Why will it sound different in Paris than in Frankfurt?
Very simply, there are more Germans in Frankfurt than in Paris. For that reason, there will be a different sound there. My dream would be to reach out to very different people. After all, there are not only Frenchmen in Paris, but also Chinese, Arabs, even Englishmen! So if a Chinese person from Paris takes part, he might bring a Chinese melody, and thereby a different colour. Frankfurt am Main, on the other hand, presumably has more Germans, but also more Turkish inhabitants than Paris. If it were possible to reach the Turks ... that is the problem: how to find them? There will certainly be surprises. If the app for collecting the songs manages to spread widely, there will be special colours, as experience will show.

How will you combine all this with the music which is played live?

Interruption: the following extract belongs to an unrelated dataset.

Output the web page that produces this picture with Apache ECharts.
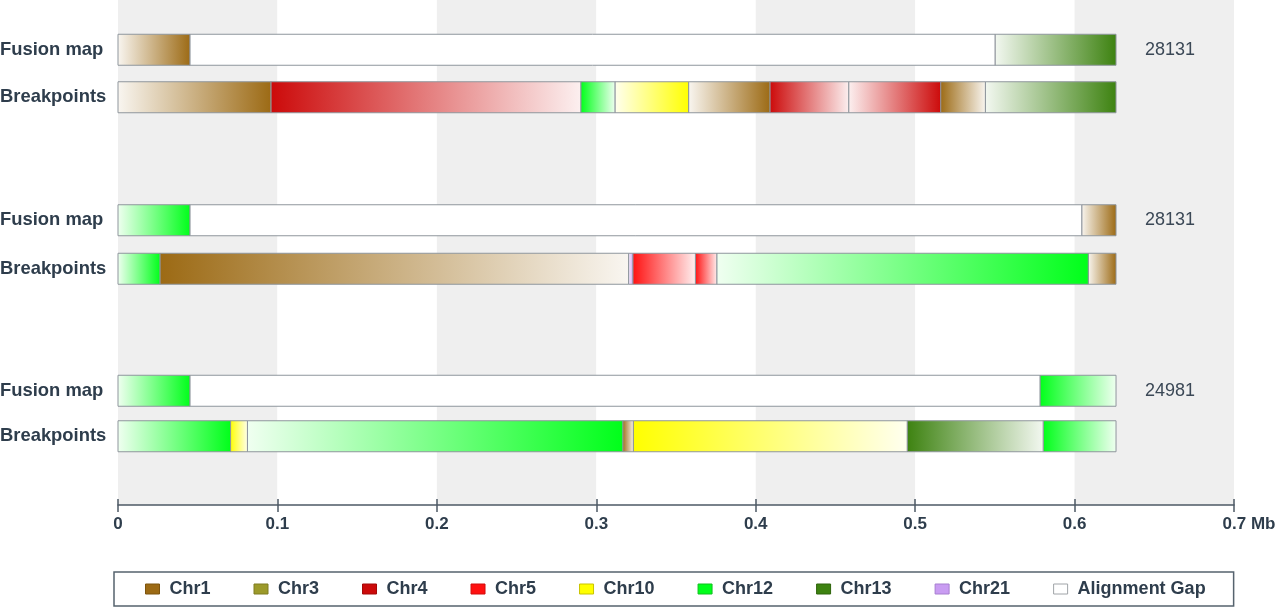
<!DOCTYPE html>
<html>
<head>
<meta charset="utf-8">
<script src="https://cdn.jsdelivr.net/npm/echarts@6/dist/echarts.min.js"></script>
<style>
  html, body { margin: 0; padding: 0; background: #fff; }
  #chart { width: 1280px; height: 608px; }
</style>
</head>
<body>
<div id="chart"></div>
<script>
// tracks shown for every sample
const trackNames = ['Fusion map', 'Breakpoints']

// legend / chromosome colours (dark end of each gradient)
const chromosomes = ['Chr1', 'Chr3', 'Chr4', 'Chr5', 'Chr10', 'Chr12', 'Chr13', 'Chr21', 'Alignment Gap']
const chromColors = ['#9c6a14', '#9c9a2a', '#cc0a0a', '#ff1010', '#ffff00', '#00ff1a', '#3d8210', '#c99cf2', '#ffffff']
const chromBorders = ['#7d540e', '#7e7c20', '#a30808', '#d00c0c', '#c9c400', '#10c020', '#2f640c', '#a77fd0', '#a0a4a8']

// x axis (Mb)
const axisMax = 0.7
const axisStep = 0.1
const axisUnit = 'Mb'

// read totals printed right of each fusion map
const sampleTotals = [28131, 28131, 24981]

// segments: [chromosome, start Mb, end Mb, orientation] (1 = light->dark, -1 = dark->light, 0 = gap)
const fusion1 = [
  ['Chr1', 0, 0.0452, 1],
  ['Alignment Gap', 0.0452, 0.5501, 0],
  ['Chr13', 0.5501, 0.626, 1],
]
const breaks1 = [
  ['Chr1', 0, 0.096, 1],
  ['Chr4', 0.096, 0.2904, -1],
  ['Chr12', 0.2904, 0.3117, -1],
  ['Chr10', 0.3117, 0.3579, 1],
  ['Chr1', 0.3579, 0.409, 1],
  ['Chr4', 0.409, 0.4584, -1],
  ['Chr4', 0.4584, 0.516, 1],
  ['Chr1', 0.516, 0.5441, -1],
  ['Chr13', 0.5441, 0.626, 1],
]
const fusion2 = [
  ['Chr12', 0, 0.0452, 1],
  ['Alignment Gap', 0.0452, 0.6045, 0],
  ['Chr1', 0.6045, 0.626, 1],
]
const breaks2 = [
  ['Chr12', 0, 0.0263, 1],
  ['Chr1', 0.0263, 0.3203, -1],
  ['Chr21', 0.3203, 0.3229, 1],
  ['Chr5', 0.3229, 0.3622, -1],
  ['Chr5', 0.3622, 0.3757, -1],
  ['Chr12', 0.3757, 0.6086, 1],
  ['Chr1', 0.6086, 0.626, 1],
]
const fusion3 = [
  ['Chr12', 0, 0.0452, 1],
  ['Alignment Gap', 0.0452, 0.5783, 0],
  ['Chr12', 0.5783, 0.626, -1],
]
const breaks3 = [
  ['Chr12', 0, 0.0706, 1],
  ['Chr10', 0.0706, 0.0812, -1],
  ['Chr12', 0.0812, 0.3166, 1],
  ['Chr1', 0.3166, 0.3233, -1],
  ['Chr10', 0.3233, 0.4951, -1],
  ['Chr13', 0.4951, 0.5803, -1],
  ['Chr12', 0.5803, 0.626, -1],
]

const fusionMaps = [fusion1, fusion2, fusion3]
const breakpointMaps = [breaks1, breaks2, breaks3]

const FONT = '"Liberation Sans", Arial, Helvetica, sans-serif'
const TEXT = '#2e3d4c'

// one grid per sample, the first grid only carries the axis + bands
const groupGrids = [
  { top: 26, height: 95 },
  { top: 196, height: 97 },
  { top: 368, height: 91 },
]

function mixWhite(hex, t) {
  const n = parseInt(hex.slice(1), 16)
  const r = (n >> 16) & 255, g = (n >> 8) & 255, b = n & 255
  const m = (c) => Math.round(c + (255 - c) * t)
  return `rgb(${m(r)},${m(g)},${m(b)})`
}

function makeRenderer(color) {
  const light = mixWhite(color, 0.94)
  return (params, api) => {
    const p0 = api.coord([api.value(0), api.value(2)])
    const p1 = api.coord([api.value(1), api.value(2)])
    const h = 31
    const dir = api.value(3)
    let fill = color
    if (dir !== 0) {
      fill = new echarts.graphic.LinearGradient(0, 0, 1, 0, [
        { offset: 0, color: dir > 0 ? light : color },
        { offset: 1, color: dir > 0 ? color : light },
      ])
    }
    return {
      type: 'rect',
      shape: { x: p0[0], y: p0[1] - h / 2, width: p1[0] - p0[0], height: h },
      style: { fill, stroke: '#8f969d', lineWidth: 1 },
    }
  }
}

const grids = [{ left: 118, right: 46, top: 0, bottom: 103, outerBoundsMode: 'none', containLabel: false }]
const xAxes = [
  {
    type: 'value', gridIndex: 0, min: 0, max: axisMax, interval: axisStep,
    axisLine: { lineStyle: { color: '#4d5965', width: 1.5 } },
    axisTick: { length: 7, lineStyle: { color: '#4d5965', width: 1.5 } },
    splitLine: { show: false },
    splitArea: { show: true, areaStyle: { color: ['#efefef', '#ffffff'] } },
    axisLabel: {
      margin: 11, color: TEXT, fontSize: 17, fontWeight: 'bold', fontFamily: FONT,
      formatter: (v) => (Math.abs(v - axisMax) < 1e-9 ? `{last|${v} ${axisUnit}}` : String(v)),
      rich: { last: { padding: [0, 0, 0, 30], color: TEXT, fontSize: 17, fontWeight: 'bold', fontFamily: FONT } },
    },
  },
  {
    // inside ticks so they cross the axis line
    type: 'value', gridIndex: 0, min: 0, max: axisMax, interval: axisStep, position: 'bottom',
    axisLine: { show: false },
    axisTick: { inside: true, length: 6, lineStyle: { color: '#4d5965', width: 1.5 } },
    axisLabel: { show: false }, splitLine: { show: false },
  },
]
const yAxes = [{ type: 'value', gridIndex: 0, show: false }]
const series = []

groupGrids.forEach((g, i) => {
  const gi = i + 1
  grids.push({ left: 118, right: 46, top: g.top, height: g.height, outerBoundsMode: 'none', containLabel: false })
  xAxes.push({ type: 'value', gridIndex: gi, min: 0, max: axisMax, show: false })
  yAxes.push({
    type: 'category', gridIndex: gi, data: trackNames, inverse: true,
    axisLine: { show: false }, axisTick: { show: false }, splitLine: { show: false },
    axisLabel: { margin: 118, align: 'left', color: TEXT, fontSize: 18.4, fontWeight: 'bold', fontFamily: FONT },
  })
  const tracks = [fusionMaps[i], breakpointMaps[i]]
  chromosomes.forEach((chr, ci) => {
    const data = []
    tracks.forEach((segs, ti) => {
      segs.forEach((s) => {
        if (s[0] === chr) data.push([s[1], s[2], ti, s[3]])
      })
    })
    series.push({
      type: 'custom', name: chr, xAxisIndex: gi + 1, yAxisIndex: gi,
      renderItem: makeRenderer(chromColors[ci]),
      itemStyle: { color: chromColors[ci], borderColor: chromBorders[ci] },
      encode: { x: [0, 1], y: 2 },
      data,
      silent: true,
    })
  })
  const fm = fusionMaps[i]
  series.push({
    type: 'custom', name: 'total', xAxisIndex: gi + 1, yAxisIndex: gi,
    encode: { x: 0, y: 1 },
    data: [[fm[fm.length - 1][2], 0, sampleTotals[i]]],
    renderItem: (params, api) => {
      const p = api.coord([api.value(0), api.value(1)])
      return {
        type: 'text', x: p[0] + 29, y: p[1],
        style: {
          text: String(api.value(2)), fill: '#3b4856', fontSize: 18, fontFamily: FONT,
          align: 'left', verticalAlign: 'middle',
        },
      }
    },
    silent: true,
  })
})

// x axes 0-1 belong to grid 0; group x axes start at index 2
const chart = echarts.init(document.getElementById('chart'))
chart.setOption({
  animation: false,
  grid: grids,
  xAxis: xAxes,
  yAxis: yAxes,
  legend: {
    data: chromosomes.map((name, ci) => ({
      name,
      itemStyle: { color: chromColors[ci], borderColor: chromBorders[ci], borderWidth: 1 },
    })),
    top: 572,
    left: 114,
    icon: 'rect',
    itemWidth: 14,
    itemHeight: 10,
    itemGap: 43,
    padding: [8, 28, 8, 31],
    borderColor: '#56636e',
    borderWidth: 1.5,
    selectedMode: false,
    textStyle: { color: TEXT, fontSize: 18, fontWeight: 'bold', fontFamily: FONT, padding: [0, 0, 0, 5] },
  },
  series,
})
window.addEventListener('resize', () => chart.resize())
</script>
</body>
</html>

I am still working on that. The instruments are like voices to me, I do not differentiate between them. I would like to have Ensemble Modern sing with its instruments, they should play a sort of interventions around the melodies. I have a few ideas already...

And what is Claus Guth’s role in all this?
He must also invent something completely new. Perhaps something sculptural, a kind of dramaturgy of the space; this will be a collaboration with his team. I do not see it as a staging in the conventional sense, but something comparable to a sculptor’s work. Perhaps it will involve images or video. It is difficult, because we have never done it before.